Almost all data available is unlabeled. Labeled data takes effort to manually review and/or takes time to collect. Zero-shot classification takes existing large language models and runs a similarity comparison between candidate text and a list of labels. This has been shown to perform surprisingly well.

The problem with zero-shot classifiers is that they need to have a large number of parameters (400M+) to perform well against general tasks, which comes with sizable hardware requirements.

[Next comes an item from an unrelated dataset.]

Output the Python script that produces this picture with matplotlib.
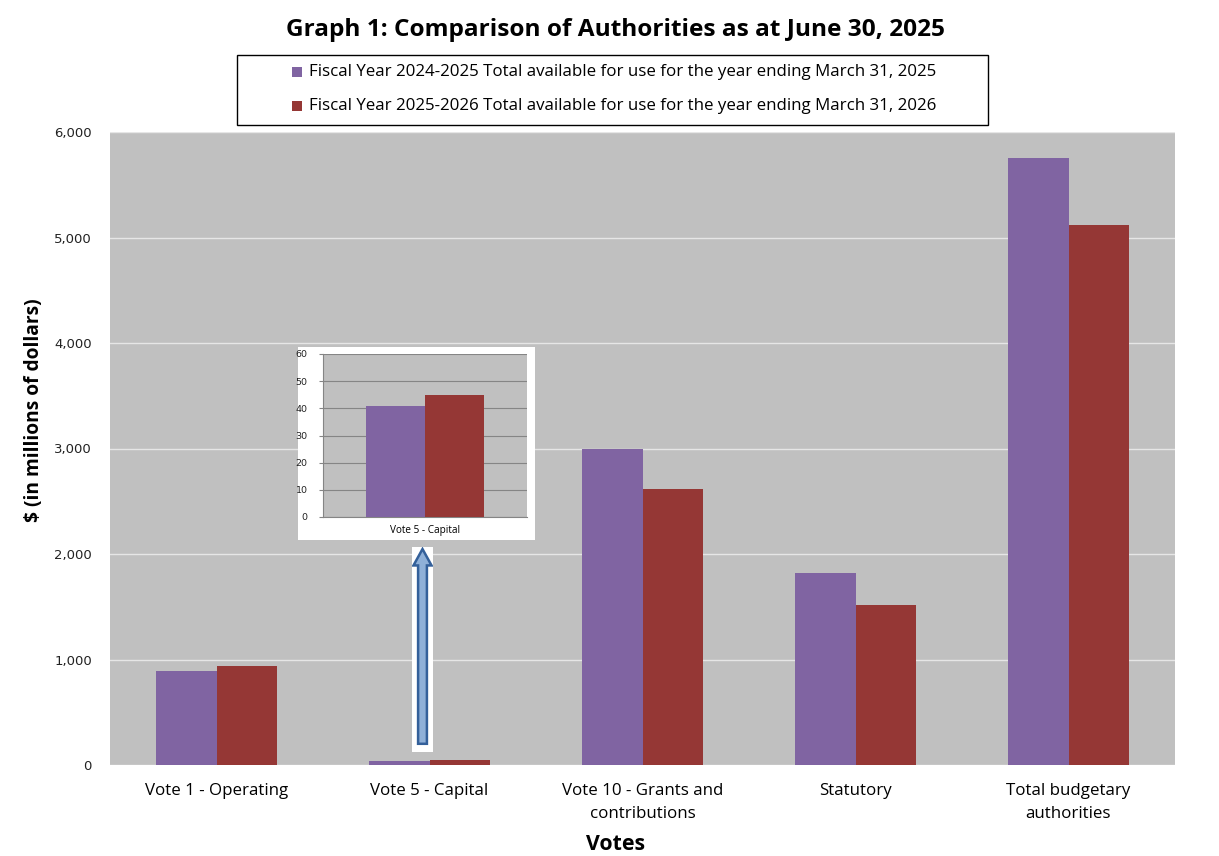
import matplotlib
matplotlib.use("Agg")
import matplotlib.pyplot as plt
import numpy as np
from matplotlib.patches import FancyArrow, Rectangle

categories = ["Vote 1 - Operating", "Vote 5 - Capital", "Vote 10 - Grants and\ncontributions",
              "Statutory", "Total budgetary\nauthorities"]
fy2425 = [895, 41, 2995, 1820, 5756]
fy2526 = [940, 45, 2615, 1518, 5118]
series_labels = ["Fiscal Year 2024-2025 Total available for use for the year ending March 31, 2025",
                 "Fiscal Year 2025-2026 Total available for use for the year ending March 31, 2026"]
inset_category = ["Vote 5 - Capital"]
inset_2425 = [41]
inset_2526 = [45]
yticks = [0, 1000, 2000, 3000, 4000, 5000, 6000]
inset_yticks = [0, 10, 20, 30, 40, 50, 60]

purple = "#8064A2"
red = "#953735"
bg = "#C0C0C0"
colors = [purple, red]

W, H = 1219, 856
fig = plt.figure(figsize=(W / 100, H / 100), dpi=100)

def rect(x0, y0, x1, y1):
    return [x0 / W, 1 - y1 / H, (x1 - x0) / W, (y1 - y0) / H]

def fx(px):
    return px / W

def fy(py):
    return 1 - py / H

ax = fig.add_axes(rect(110, 132, 1175, 765))
ax.set_facecolor(bg)
x = np.arange(len(categories))
bw = 0.286
ax.bar(x - bw / 2, fy2425, bw, color=purple, label=series_labels[0], zorder=3)
ax.bar(x + bw / 2, fy2526, bw, color=red, label=series_labels[1], zorder=3)
ax.set_xlim(-0.5, len(categories) - 0.5)
ax.set_ylim(0, 6000)
ax.set_yticks(yticks)
ax.set_yticklabels([f"{v:,}" for v in yticks], family="DejaVu Sans", fontsize=9.5, color="#222222")
ax.set_xticks(x)
ax.set_xticklabels(categories, family="Open Sans", fontsize=12.2, linespacing=1.6)
ax.grid(axis="y", color="#E6E6E6", linewidth=1, zorder=1)
for s in ax.spines.values():
    s.set_visible(False)
ax.tick_params(axis="y", length=0, pad=13)
ax.tick_params(axis="x", length=0, pad=13)

fig.text(fx(34), fy(410), "$ (in millions of dollars)", rotation=90, ha="center", va="center",
         family="Open Sans", fontweight="bold", fontsize=13.8)
fig.text(fx(615), fy(845), "Votes", ha="center", va="center",
         family="Open Sans", fontweight="bold", fontsize=15.3)
fig.text(fx(615), fy(30), "Graph 1: Comparison of Authorities as at June 30, 2025",
         ha="center", va="center", family="Open Sans", fontweight="bold", fontsize=17.6)

# Legend box (manual)
fig.patches.append(Rectangle((fx(237), fy(125)), fx(988) - fx(237), fy(55) - fy(125),
                             transform=fig.transFigure, facecolor="white", edgecolor="black",
                             linewidth=1, zorder=5))
for i, (lab, col) in enumerate(zip(series_labels, colors)):
    yc = 72 + 34 * i
    fig.patches.append(Rectangle((fx(292), fy(yc + 5)), fx(302) - fx(292), fy(yc - 5) - fy(yc + 5),
                                 transform=fig.transFigure, facecolor=col, edgecolor="none", zorder=6))
    fig.text(fx(309), fy(yc), lab, ha="left", va="center", family="Open Sans",
             fontsize=12.2, zorder=7)

# Inset white background box
bgax = fig.add_axes(rect(298, 347, 535, 540))
bgax.set_facecolor("white")
bgax.set_xticks([]); bgax.set_yticks([])
for s in bgax.spines.values():
    s.set_visible(False)

iax = fig.add_axes(rect(323, 354, 527, 517))
iax.set_facecolor(bg)
ibw = 0.29
iax.bar([-ibw / 2], inset_2425, ibw, color=purple, zorder=3)
iax.bar([ibw / 2], inset_2526, ibw, color=red, zorder=3)
iax.set_xlim(-0.5, 0.5)
iax.set_ylim(0, 60)
iax.set_yticks(inset_yticks)
iax.set_yticklabels([str(v) for v in inset_yticks], family="DejaVu Sans", fontsize=6.8, color="#222222")
iax.set_xticks([0])
iax.set_xticklabels(inset_category, family="Open Sans", fontsize=7.2)
iax.grid(axis="y", color="#858585", linewidth=0.8, zorder=1)
for k, s in iax.spines.items():
    s.set_visible(k in ("left", "bottom"))
    s.set_color("#858585")
iax.tick_params(axis="y", length=3, color="#858585", pad=8)
iax.tick_params(axis="x", length=0, pad=6)

# Arrow with white background
aax = fig.add_axes(rect(412, 547, 433, 752))
aax.set_xlim(0, 1); aax.set_ylim(0, 1)
aax.set_facecolor("white")
aax.set_xticks([]); aax.set_yticks([])
for s in aax.spines.values():
    s.set_visible(False)
aax.add_patch(FancyArrow(0.5, 0.04, 0, 0.95, width=0.42, head_width=0.86, head_length=0.08,
                         length_includes_head=True, facecolor="#8FB0D8", edgecolor="#34609A",
                         linewidth=1.8))

fig.savefig("out.png", dpi=100)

This article explores using zero-shot classifiers to build training data for smaller models. A simple form of knowledge distillation.

Install dependencies

Install txtai and all dependencies.

pip install txtai

Apply zero-shot classifier to unlabeled text

The following section takes a small 1000 record random sample of the sst2 dataset and applies a zero-shot classifer to the text. The labels are ignored. This dataset was chosen only to be able to evaluate the accuracy at then end.

import random

from datasets import load_dataset

from txtai.pipeline import Labels

def batch(texts, size):
    return [texts[x : x + size] for x in range(0, len(texts), size)]

# Set random seed for repeatable sampling
random.seed(42)

ds = load_dataset("glue", "sst2")

sentences = random.sample(ds["train"]["sentence"], 1000)

# Load a zero shot classifier - txtai provides this through the Labels pipeline
labels = Labels("microsoft/deberta-large-mnli")

train = []

# Zero-shot prediction using ["negative", "positive"] labels
for chunk in batch(sentences, 32):
    train.extend([{"text": chunk[x], "label": label[0][0]} for x, label in enumerate(labels(chunk, ["negative", "positive"]))])

Next, we'll use the training set we just built to train a smaller Electra model.

from txtai.pipeline import HFTrainer

trainer = HFTrainer()
model, tokenizer = trainer("google/electra-base-discriminator", train, num_train_epochs=5)

Evaluating accuracy

Recall the training set is only 1000 records. To be clear, training an Electra model against the full sst2 dataset would perform better than below. But for this exercise, we're are not using the training labels and simulating labeled data not being available.

First, lets see what the baseline accuracy for the zero-shot model would be against the sst2 evaluation set. Reminder that this has not seen any of the sst2 training data.

labels = Labels("microsoft/deberta-large-mnli")

results = [row["label"] == labels(row["sentence"], ["negative", "positive"])[0][0] for row in ds["validation"]]
sum(results) / len(ds["validation"])

0.8818807339449541

88.19% accuracy, not bad for a model that has not been trained on the dataset at all! Shows the power of zero-shot classification.

Next, let's test our model trained on the 1000 zero-shot labeled records.

labels = Labels((model, tokenizer), dynamic=False)

results = [row["label"] == labels(row["sentence"])[0][0] for row in ds["validation"]]
sum(results) / len(ds["validation"])

0.8738532110091743

87.39% accuracy! Wouldn't get too carried away with the percentages but this at least nearly meets the accuracy of the zero-shot classifier.

Now this model will be highly tuned for a specific task but it had the opportunity to learn from the combined 1000 records whereas the zero-shot classifier views each record independently. It's also much more performant.

Conclusion

This notebook explored a method of building trained text classifiers without training data being available. Given the amount of resources needed to run large-scale zero-shot classifiers, this method is a simple way to build smaller models tuned for specific tasks. In this example, the zero-shot classifier has 400M parameters and the trained text classifier has 110M.